With the end of the Business Energy Tax Credit, the residential solar market is expected to be a bright spot in the solar industry. Despite this, industry experts are not expecting to see large growth in Oregon’s residential market for 2012.
“I think (the residential solar market) will continue to grow, but I doubt we’ll see a three to four times increase like we did from 2010 to 2011,” said Glenn Montgomery, executive director of the Oregon Solar Energy Industries Association.
Predictions for the Oregon residential solar market are similar to the U.S. solar industry as a whole. Nationally the industry is expected to experience a period of slower growth, according to a November ClearSky Advisors U.S PV Market Forecast.
Although Oregon’s Residential Energy Tax Credit remains at $3 per watt, other available incentives in Oregon are reducing. The Energy Trust of Oregon offers incentives through Pacific Power and Portland General Electric. The Pacific Power incentives are dropping this year to $1.25 per direct current watt. The PGE incentive is holding steady at the same $1.75 rate.

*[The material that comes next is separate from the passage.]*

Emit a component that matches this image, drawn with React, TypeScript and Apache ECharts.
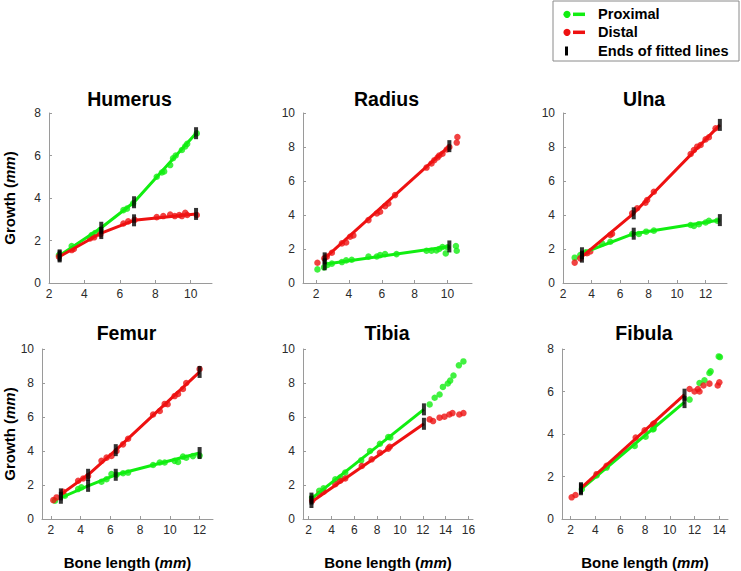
import React, { useEffect, useRef } from "react";
import * as echarts from "echarts";

type P = [number, number][];

// ---------- Data ----------
const humerusProximal: P = [[2.56,1.32],[3.28,1.74],[4.41,2.26],[4.6,2.35],[4.9,2.5],[6.2,3.43],[6.4,3.5],[6.75,3.75],[8.08,5.0],[8.37,5.2],[8.5,5.25],[8.84,5.55],[9.0,5.87],[9.15,6.0],[9.5,6.26],[9.69,6.43],[9.8,6.55],[10.34,7.04]];
const humerusDistal: P = [[2.56,1.24],[3.28,1.55],[3.4,1.6],[4.32,2.1],[4.55,2.15],[4.9,2.3],[6.2,2.8],[6.47,2.9],[6.83,2.97],[8.08,3.1],[8.45,3.15],[8.84,3.22],[9.1,3.15],[9.35,3.2],[9.5,3.15],[9.69,3.3],[9.8,3.2],[10.34,3.2]];
const humerusProximalFit: P = [[2.6,1.3],[4.95,2.6],[6.8,3.8],[10.3,7.05]];
const humerusDistalFit: P = [[2.6,1.25],[4.95,2.35],[6.8,2.95],[10.3,3.25]];

const radiusProximal: P = [[2.08,0.8],[2.48,0.92],[2.69,1.06],[2.96,1.14],[3.57,1.23],[3.83,1.33],[4.17,1.37],[5.19,1.55],[5.7,1.56],[5.9,1.64],[6.2,1.7],[6.9,1.7],[8.73,1.9],[9.03,1.9],[9.33,1.92],[9.5,2.0],[9.7,2.12],[9.9,1.74],[10.0,2.1],[10.52,2.18],[10.57,1.9]];
const radiusDistal: P = [[2.08,1.19],[2.5,1.45],[2.65,1.55],[2.96,1.78],[3.57,2.33],[3.83,2.38],[4.07,2.72],[4.27,2.8],[5.19,3.7],[5.7,4.09],[5.9,4.19],[6.2,4.52],[6.4,4.68],[6.81,5.17],[8.73,6.79],[9.03,7.03],[9.2,7.22],[9.4,7.38],[9.5,7.5],[9.7,7.6],[9.96,7.85],[10.12,8.0],[10.57,8.26],[10.61,8.59]];
const radiusProximalFit: P = [[2.52,1.1],[10.12,2.15]];
const radiusDistalFit: P = [[2.52,1.45],[10.12,8.05]];

const ulnaProximal: P = [[2.82,1.49],[3.21,1.64],[3.6,1.8],[4.74,2.33],[5.32,2.43],[6.85,2.88],[7.32,2.88],[7.83,3.02],[8.37,3.08],[10.95,3.41],[11.18,3.35],[11.53,3.46],[12.0,3.56],[12.23,3.66],[12.82,3.66]];
const ulnaDistal: P = [[2.82,1.2],[3.21,1.45],[3.68,1.75],[3.91,1.85],[5.32,2.82],[5.44,2.9],[6.85,4.1],[7.2,4.4],[7.78,4.72],[7.9,4.88],[8.37,5.37],[10.95,7.59],[11.18,7.82],[11.41,8.02],[11.65,8.12],[12.0,8.45],[12.23,8.57],[12.7,9.1]];
const ulnaProximalFit: P = [[3.33,1.75],[6.96,2.9],[13.0,3.7]];
const ulnaDistalFit: P = [[3.33,1.55],[6.96,4.1],[13.0,9.3]];

const femurProximal: P = [[2.27,1.08],[2.94,1.37],[3.83,1.76],[4.05,1.86],[5.4,2.19],[5.74,2.34],[6.07,2.64],[6.41,2.6],[6.85,2.69],[7.19,2.73],[8.87,3.18],[9.32,3.32],[9.65,3.32],[10.32,3.42],[10.55,3.36],[10.88,3.67],[11.1,3.6],[11.55,3.7],[12.0,3.73]];
const femurDistal: P = [[2.16,1.11],[2.38,1.27],[2.83,1.6],[3.83,2.25],[4.17,2.38],[4.5,2.53],[5.4,3.42],[5.74,3.61],[6.07,3.71],[6.41,4.0],[6.85,4.39],[7.19,4.72],[8.87,6.15],[9.32,6.35],[9.65,6.77],[9.85,6.75],[10.32,7.23],[10.55,7.36],[10.88,7.65],[11.1,8.0],[12.0,8.82]];
const femurProximalFit: P = [[2.67,1.25],[4.5,1.95],[6.36,2.6],[12.0,3.88]];
const femurDistalFit: P = [[2.67,1.45],[4.5,2.6],[6.36,4.05],[12.0,8.65]];

const tibiaProximal: P = [[2.3,1.27],[2.92,1.66],[3.3,1.8],[4.33,2.34],[4.76,2.44],[5.2,2.73],[6.6,3.45],[7.37,4.0],[8.24,4.43],[8.97,4.82],[9.15,4.8],[12.6,6.74],[13.04,7.13],[13.47,7.32],[13.76,7.77],[14.19,7.97],[14.4,8.14],[14.69,8.44],[15.16,9.04],[15.56,9.27]];
const tibiaDistal: P = [[2.3,1.08],[2.92,1.46],[3.3,1.6],[4.33,2.05],[4.76,2.25],[5.2,2.38],[6.65,3.12],[7.52,3.51],[8.24,3.9],[8.97,4.14],[9.1,4.25],[12.6,5.86],[12.9,5.76],[13.47,5.96],[13.9,6.02],[14.33,6.15],[14.6,6.23],[15.2,6.15],[15.56,6.23]];
const tibiaProximalFit: P = [[2.24,1.2],[12.1,6.45]];
const tibiaDistalFit: P = [[2.24,1.0],[12.1,5.6]];

const fibulaProximal: P = [[2.9,1.4],[4.09,2.05],[4.9,2.42],[7.17,3.44],[8.05,3.87],[8.64,4.21],[8.7,4.25],[11.6,5.62],[12.4,6.4],[12.8,6.53],[13.2,6.87],[13.3,6.95],[13.95,7.65],[14.05,7.62]];
const fibulaDistal: P = [[2.08,1.02],[2.39,1.13],[4.09,2.11],[4.9,2.5],[7.25,3.83],[7.97,4.17],[8.64,4.45],[8.75,4.5],[11.6,6.12],[12.0,6.0],[12.27,6.12],[12.4,6.0],[12.72,6.28],[13.2,6.37],[13.87,6.28],[14.0,6.43]];
const fibulaProximalFit: P = [[2.83,1.4],[11.19,5.5]];
const fibulaDistalFit: P = [[2.83,1.45],[11.19,5.85]];

const boneNames = ["Humerus", "Radius", "Ulna", "Femur", "Tibia", "Fibula"];
const xTicksA = [2, 4, 6, 8, 10];
const xTicksB = [2, 4, 6, 8, 10, 12];
const xTicksC = [2, 4, 6, 8, 10, 12, 14, 16];
const xTicksD = [2, 4, 6, 8, 10, 12, 14];
const legendLabels = ["Proximal", "Distal", "Ends of fitted lines"];

// ---------- Layout / style ----------
const GREEN = "#11ee11";
const RED = "#ee1111";
const FONT = "'Liberation Sans', Arial, Helvetica, sans-serif";

const panels = [
  { name: boneNames[0], prox: humerusProximal, dist: humerusDistal, pf: humerusProximalFit, df: humerusDistalFit, left: 49, top: 113, width: 163, height: 170, xmin: 2, xmax: 11.2, ymax: 8, ticks: xTicksA },
  { name: boneNames[1], prox: radiusProximal, dist: radiusDistal, pf: radiusProximalFit, df: radiusDistalFit, left: 303, top: 113, width: 169, height: 170, xmin: 1.2, xmax: 11.5, ymax: 10, ticks: xTicksA },
  { name: boneNames[2], prox: ulnaProximal, dist: ulnaDistal, pf: ulnaProximalFit, df: ulnaDistalFit, left: 563, top: 113, width: 164, height: 170, xmin: 2, xmax: 13.5, ymax: 10, ticks: xTicksB },
  { name: boneNames[3], prox: femurProximal, dist: femurDistal, pf: femurProximalFit, df: femurDistalFit, left: 42, top: 349, width: 171, height: 171, xmin: 1.4, xmax: 12.9, ymax: 10, ticks: xTicksB },
  { name: boneNames[4], prox: tibiaProximal, dist: tibiaDistal, pf: tibiaProximalFit, df: tibiaDistalFit, left: 303, top: 349, width: 170, height: 171, xmin: 1.5, xmax: 16.4, ymax: 10, ticks: xTicksC },
  { name: boneNames[5], prox: fibulaProximal, dist: fibulaDistal, pf: fibulaProximalFit, df: fibulaDistalFit, left: 562, top: 349, width: 166, height: 171, xmin: 1.3, xmax: 14.7, ymax: 8, ticks: xTicksD },
];

const nameRich = {
  n: { fontFamily: FONT, fontWeight: "bold" as const, fontSize: 15, color: "#000" },
  i: { fontFamily: FONT, fontWeight: "bold" as const, fontStyle: "italic" as const, fontSize: 15, color: "#000" },
};

function buildOption() {
  const grid: any[] = [];
  const xAxis: any[] = [];
  const yAxis: any[] = [];
  const series: any[] = [];
  const graphic: any[] = [];

  panels.forEach((p, i) => {
    grid.push({ left: p.left, top: p.top, width: p.width, height: p.height, containLabel: false });
    const bottomRow = i >= 3;
    const leftCol = i % 3 === 0;
    xAxis.push({
      type: "value",
      gridIndex: i,
      min: p.xmin,
      max: p.xmax,
      axisLine: { show: true, onZero: false, lineStyle: { color: "#9a9a9a", width: 1 } },
      axisTick: { show: true, inside: true, length: 3, customValues: p.ticks, lineStyle: { color: "#9a9a9a" } },
      axisLabel: { customValues: p.ticks, color: "#2a2a2a", fontSize: 12, fontFamily: FONT, margin: 5 },
      splitLine: { show: false },
      name: bottomRow ? "{n|Bone length (}{i|mm}{n|)}" : "",
      nameLocation: "middle",
      nameGap: 36,
      nameTextStyle: { rich: nameRich },
    });
    yAxis.push({
      type: "value",
      gridIndex: i,
      min: 0,
      max: p.ymax,
      interval: 2,
      axisLine: { show: true, onZero: false, lineStyle: { color: "#9a9a9a", width: 1 } },
      axisTick: { show: true, inside: true, length: 3, lineStyle: { color: "#9a9a9a" } },
      axisLabel: { color: "#2a2a2a", fontSize: 12, fontFamily: FONT, margin: 8 },
      splitLine: { show: false },
      name: leftCol ? "{n|Growth (}{i|mm}{n|)}" : "",
      nameLocation: "middle",
      nameGap: p.left - 17,
      nameTextStyle: { rich: nameRich },
    });

    series.push({
      type: "scatter", xAxisIndex: i, yAxisIndex: i, data: p.prox,
      symbol: "circle", symbolSize: 6.5, itemStyle: { color: GREEN }, z: 2,
    });
    series.push({
      type: "scatter", xAxisIndex: i, yAxisIndex: i, data: p.dist,
      symbol: "circle", symbolSize: 6.5, itemStyle: { color: RED }, z: 2,
    });
    series.push({
      type: "line", xAxisIndex: i, yAxisIndex: i, data: p.pf,
      showSymbol: false, symbol: "none", lineStyle: { color: GREEN, width: 3 }, z: 3,
    });
    series.push({
      type: "line", xAxisIndex: i, yAxisIndex: i, data: p.df,
      showSymbol: false, symbol: "none", lineStyle: { color: RED, width: 3 }, z: 3,
    });
    series.push({
      type: "scatter", xAxisIndex: i, yAxisIndex: i, data: [...p.pf, ...p.df],
      symbol: "rect", symbolSize: [4, 12], itemStyle: { color: "#000" }, z: 4,
    });

    graphic.push({
      type: "text",
      x: p.left + p.width / 2 - 1,
      y: bottomRow ? 333 : 99,
      style: {
        text: p.name,
        fill: "#000",
        font: `bold 19.5px ${FONT}`,
        align: "center",
        verticalAlign: "middle",
      },
    });
  });

  // Legend box
  const lx = 553, ly = 1;
  graphic.push({
    type: "rect",
    shape: { x: lx, y: ly, width: 186, height: 60 },
    style: { fill: "#fff", stroke: "#8a8a8a", lineWidth: 1 },
    z: 10,
  });
  const rows = [14.3, 32.3, 51];
  const cols = [GREEN, RED];
  cols.forEach((c, k) => {
    graphic.push({ type: "circle", shape: { cx: 567, cy: rows[k], r: 3.6 }, style: { fill: c }, z: 11 });
    graphic.push({ type: "line", shape: { x1: 573, y1: rows[k], x2: 585, y2: rows[k] }, style: { stroke: c, lineWidth: 3.5 }, z: 11 });
  });
  graphic.push({ type: "rect", shape: { x: 565, y: rows[2] - 4.5, width: 3, height: 9 }, style: { fill: "#000" }, z: 11 });
  legendLabels.forEach((t, k) => {
    graphic.push({
      type: "text", x: 598, y: rows[k],
      style: { text: t, fill: "#000", font: `bold 14.6px ${FONT}`, align: "left", verticalAlign: "middle" },
      z: 11,
    });
  });

  return { animation: false, backgroundColor: "#fff", grid, xAxis, yAxis, series, graphic };
}

export default function App() {
  const ref = useRef<HTMLDivElement>(null);
  useEffect(() => {
    if (!ref.current) return;
    const chart = echarts.init(ref.current, undefined, { renderer: "svg" });
    chart.setOption(buildOption() as any);
    return () => chart.dispose();
  }, []);
  return (
    <div
      ref={ref}
      style={{ position: "absolute", left: 0, top: 0, width: 741, height: 571 }}
    />
  );
}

In addition, the feed-in tariff program isn’t expected to generate much to the overall growth for the residential solar market. The five-year pilot program, authorized by the Oregon Legislature in 2009, allows solar system owners to sell energy back to participating utilities.
Though the program is popular, the Oregon Public Utility Commission voted to lower payments to participants to hedge the program’s popularity, it still has a low capacity rate.
“Unless the feed-in tariff rate is increased, we won’t see a tremendous amount of growth on the residential solar side,” said Montgomery.